Баковские ревизские сказки рисуют тот же брачный сценарий, что и в приходе с. Купля: одни дочери принимали решение выходить замуж, другие — не выходить. В деревне Баки дочь Ивана Федорова Анисья (14 лет в 1782 г.) не вышла замуж, а вот сестра ее Елена (12 лет в 1782 г.) к 1795 г. вышла. В Афанасихе дочь Галактиона Козмина Варвара (17 лет в 1782 г.) никогда не была замужем, а его дочь Парасковья (16 лет в 1782 г.) пошла под венец; у Михаила Сергеева старшая дочь вышла замуж, а младшая нет. В Дранишном и у Макара Васильева, и у Максима Еремеева были старшие дочери замужем, а младшие воздерживались. То же самое у Василия Андреева в Староустье. В Староустье две старших дочери Козмы Андреева никогда не были замужем, а самая младшая вступила в брак. В Староустье же старшая дочь вдовы Татьяны Федоровой вышла замуж, две младшие — нет. В Ижме старшая дочь Петра Леонтьева осталась старой девой, а две ее младших сестры вышли замуж[482]
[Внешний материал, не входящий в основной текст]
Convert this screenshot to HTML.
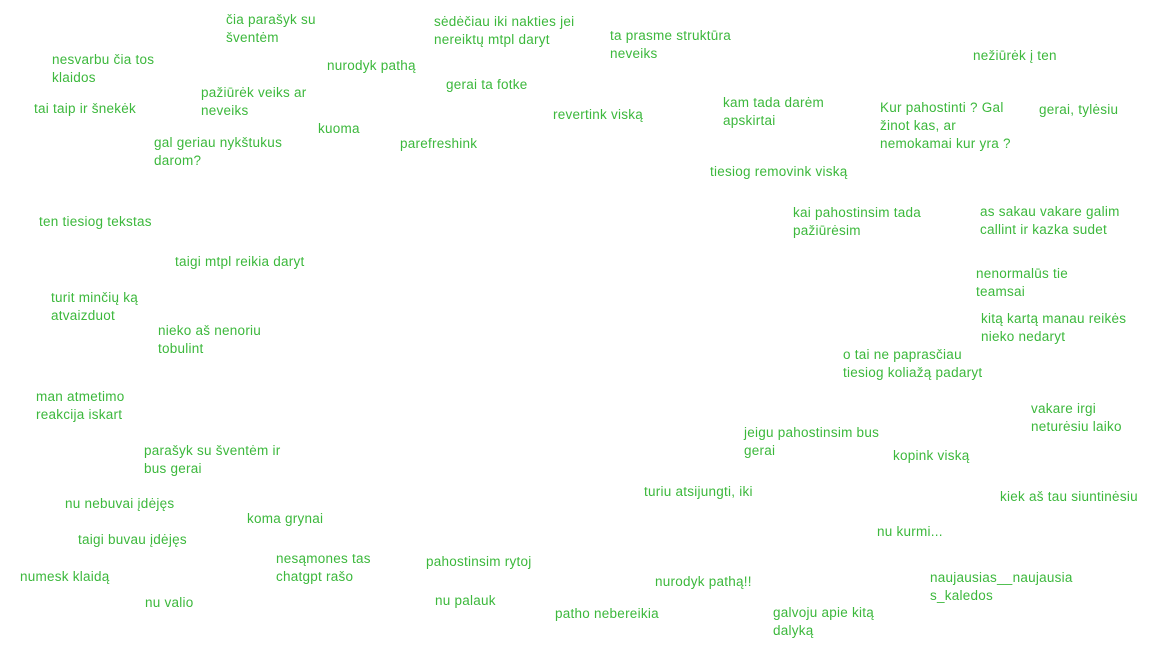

. Есть и другие примеры, где одни дочери выходили замуж, другие нет, а также случаи не совсем ясные, потому что дочь 24 лет в 1795 г. могла позже выйти замуж или умереть старой девой.Я уже говорил, что та же самая картина брачного выбора — некоторые девушки в семье выходят замуж, другие нет, иногда младшие, иногда старшие дочери идут под венец, в то время как их сестры остаются старыми девами — дает основания полагать, что молодые женщины в приходе с. Купля сами принимали решения о замужестве. Этот тезис — результат дедукции, но он представляется более логичным, чем предположение, что родители решали, какой из их дочерей идти замуж, а какой остаться дома в старых девах. Относительно Купли слабым звеном является отсутствие сведений о том, каким образом молодым женщинам из не признающих брака дворов удавалось уйти из-под родительского диктата.
В Баках механизмом ухода была свадьба уводом (или убегом — здесь трудно отличить одно от другого). В 1836 г. жандармский подпоручик Павел Аверкиев, вследствие бунта против вотчинных управляющих поставленный осуществлять надзор за имением Баки, докладывал, что по местному брачному обычаю от женихов требовалось «всенепременно» уводить девушек в церковь венчаться «тайно», то есть без ведома их родителей. Девушка заранее давала знать о своем согласии, вручая своему ухажеру в зарок полотенце, платочек, ленту или, чаще всего, свой нательный крест. Затем они договаривались о дне, в который парень умыкнет свою суженую[483]
. Жених должен был также договориться со священником. Свадьба уводом с предварительным зароком (то есть ухаживание, зарок, увод) была широко распространенным обычаем в некоторых регионах к северу от Волги. Это было частым явлением в среде старообрядцев, хотя не только у них. При этом в заволжских уездах Нижегородской губернии, расположенных сразу на юг от Варнавинского уезда и изобиловавших старообрядцами-поповцами, по некоторым сообщениям, в первой половине XIX в. свадьбы уводом были практически повальной модой[484]. Это, вероятно, преувеличение, но увод мог быть весьма типичным путем к алтарю. По свидетельству подпоручика Аверкиева, баковская земля была северным продолжением нижегородского Заволжья с его традицией тайных свадеб.И действительно, правительственные чиновники, ведущие расследование по старообрядцам Костромской губернии, в 1852 г. сообщали, что свадьбы уводом были обычным явлением в большой части Варнавинского уезда, выделяя при этом Урень-край, расположенный к северо-востоку от Баков и густонаселенный старообрядцами-беспоповцами, как территорию, где за уводом вместо церковного венчания следовало внебрачное сожительство[485]
. Беглые пары из Баков и из Урень-края — первые направлялись к алтарю, вторые нет — почти наверняка принадлежали к разным старообрядческим согласиям. Урень-край был густо населен филипповцами[486]. В Баках же частые убеги, завершавшиеся церковным венчанием, указывают на присутствие спасовцев, поскольку у спасовцев разрешался церковный брак. Между тем беглые баковские молодожены-поповцы тоже, по всей вероятности, венчались в церкви.